The dancers, men and women
together, held hands, and moved slowly around in a circle, facing toward
the center, keeping time to songs that were sung without any
instrumental accompaniment. Hypnotic trances were a common feature of
the dance. Among the Sioux in Dakota the excitement, aggravated by local
grievances, led to an outbreak in the winter of 1890-91. The principal
events in this connection were the killing of Sitting Bull, Dec. 15,
1890, and the massacre at Wounded Knee, Dec. 29. The doctrine has now
faded out, and the dance exists only as an occasional social function.
In the Crow dance of the Cheyenne and Arapaho, a later development from
the Ghost dance proper, the drum is used, and many of the ordinary
tribal dances have incorporated Ghost-dance features, including even the
hypnotic trances.
The belief in the coming of a messiah, or
deliverer, who shall restore his people to a condition of primitive
simplicity and happiness, is probably as universal as the human race,
and takes on special emphasis among peoples that have been long
subjected to alien domination. In some cases the idea seems to have
originated from a myth, but in general it play safely be assumed that it
springs from a natural human longing. Both the Quichua of Peru and the
Aztec of Mexico, as well as more cultured races, had elaborate messiah
traditions, of which the first Spanish invaders were quick to take
advantage, representing themselves as the long-expected restorers of
ancient happiness.
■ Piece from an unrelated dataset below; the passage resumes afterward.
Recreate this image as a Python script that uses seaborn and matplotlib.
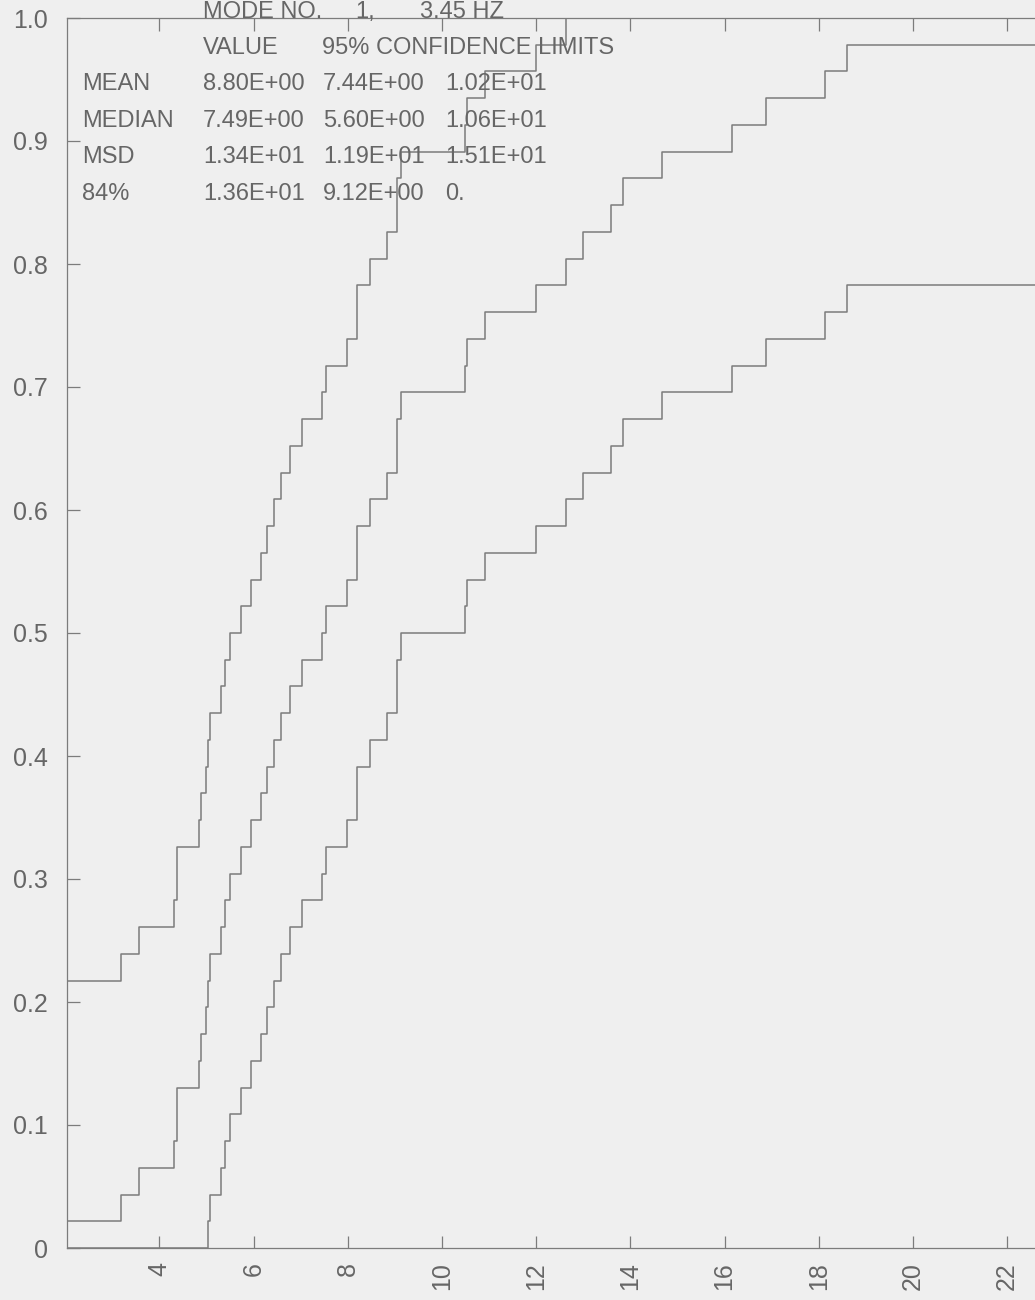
import matplotlib
matplotlib.use("Agg")
import matplotlib.pyplot as plt
import seaborn as sns

# sorted sample values (step positions, first/last are off-axis)
samples = [2.0, 3.18, 3.56, 4.32, 4.38, 4.38, 4.84, 4.88, 4.99, 5.04,
           5.07, 5.30, 5.39, 5.50, 5.73, 5.94, 6.16, 6.28, 6.43, 6.58,
           6.77, 7.03, 7.45, 7.53, 7.98, 8.19, 8.19, 8.47, 8.84, 9.04,
           9.04, 9.14, 10.49, 10.54, 10.91, 12.00, 12.63, 13.00, 13.59, 13.84,
           14.67, 16.16, 16.87, 18.13, 18.60, 25.7]

# cumulative probability after each sample
cdf_mid = [0.022, 0.043, 0.065, 0.087, 0.109, 0.130, 0.152, 0.174, 0.196, 0.217,
           0.239, 0.261, 0.283, 0.304, 0.326, 0.348, 0.370, 0.391, 0.413, 0.435,
           0.457, 0.478, 0.500, 0.522, 0.543, 0.565, 0.587, 0.609, 0.630, 0.652,
           0.674, 0.696, 0.717, 0.739, 0.761, 0.783, 0.804, 0.826, 0.848, 0.870,
           0.891, 0.913, 0.935, 0.957, 0.978, 1.0]
cdf_upper = [0.217, 0.239, 0.261, 0.283, 0.304, 0.326, 0.348, 0.370, 0.391, 0.413,
             0.435, 0.457, 0.478, 0.500, 0.522, 0.543, 0.565, 0.587, 0.609, 0.630,
             0.652, 0.674, 0.696, 0.717, 0.739, 0.761, 0.783, 0.804, 0.826, 0.848,
             0.870, 0.891, 0.913, 0.935, 0.957, 0.978, 1.0, 1.0, 1.0, 1.0,
             1.0, 1.0, 1.0, 1.0, 1.0, 1.0]
cdf_lower = [0.0, 0.0, 0.0, 0.0, 0.0, 0.0, 0.0, 0.0, 0.0, 0.022,
             0.043, 0.065, 0.087, 0.109, 0.130, 0.152, 0.174, 0.196, 0.217, 0.239,
             0.261, 0.283, 0.304, 0.326, 0.348, 0.370, 0.391, 0.413, 0.435, 0.457,
             0.478, 0.500, 0.522, 0.543, 0.565, 0.587, 0.609, 0.630, 0.652, 0.674,
             0.696, 0.717, 0.739, 0.761, 0.783, 0.804]

x_ticks = [4, 6, 8, 10, 12, 14, 16, 18, 20, 22]
y_ticks = [0, 0.1, 0.2, 0.3, 0.4, 0.5, 0.6, 0.7, 0.8, 0.9, 1.0]
y_labels = ["0", "0.1", "0.2", "0.3", "0.4", "0.5", "0.6", "0.7", "0.8", "0.9", "1.0"]

title_parts = ["MODE NO.", "1,", "3.45 HZ"]
header = ["VALUE", "95% CONFIDENCE LIMITS"]
row_names = ["MEAN", "MEDIAN", "MSD", "84%"]
row_values = [["8.80E+00", "7.44E+00", "1.02E+01"],
              ["7.49E+00", "5.60E+00", "1.06E+01"],
              ["1.34E+01", "1.19E+01", "1.51E+01"],
              ["1.36E+01", "9.12E+00", "0."]]

bg = "#efefef"
ink = "#666666"
line_gray = "#7c7c7c"

sns.set_style("ticks")
plt.rcParams["font.family"] = ["Liberation Sans Narrow", "Liberation Sans", "DejaVu Sans"]

W, H = 1035, 1300
fig = plt.figure(figsize=(W / 100, H / 100), dpi=100, facecolor=bg)
ax = fig.add_axes([67 / W, 52 / H, (W - 67) / W, 1230 / H])
ax.set_facecolor(bg)

for yv in [cdf_upper, cdf_mid, cdf_lower]:
    sns.lineplot(x=samples, y=yv, drawstyle="steps-post", estimator=None, sort=False,
                 color=line_gray, linewidth=1.1, ax=ax)

ax.set_xlim(2.04, 22.59)
ax.set_ylim(0, 1.0)
ax.set_xticks(x_ticks)
ax.set_xticklabels([str(t) for t in x_ticks], rotation=90)
ax.set_yticks(y_ticks)
ax.set_yticklabels(y_labels)
ax.tick_params(axis="both", direction="in", length=9, width=0.9, color=line_gray,
               labelcolor=ink, labelsize=18, top=True)
ax.tick_params(axis="x", pad=10)
ax.tick_params(axis="y", pad=14)
ax.spines["right"].set_visible(False)
for s in ["left", "bottom", "top"]:
    ax.spines[s].set_color(line_gray)
    ax.spines[s].set_linewidth(0.9)
ax.set_xlabel("")
ax.set_ylabel("")


def put(px, py, s):
    fig.text(px / W, 1 - py / H, s, color=ink, fontsize=17, va="baseline", ha="left")


put(203, 18, title_parts[0])
put(355, 18, title_parts[1])
put(420, 18, title_parts[2])
put(203, 54, header[0])
put(322, 54, header[1])
for i, (name, vals) in enumerate(zip(row_names, row_values)):
    yb = 90 + i * 36.7
    put(82, yb, name)
    for px, v in zip([203, 323, 445], vals):
        put(px, yb, v)

fig.savefig("out.png", dpi=100, facecolor=bg)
Within the United States nearly every great tribal
movement originated in the teaching of some messianic prophet.
This is
notably true of the Pontiac conspiracy in 1763-64, and of the
combination organized by Tecumseh and his brother, the prophet Tenskwatawa, shortly before the War of 1812. Of similar nature in more
recent times is the doctrine formulated on Columbia river by Smohalla.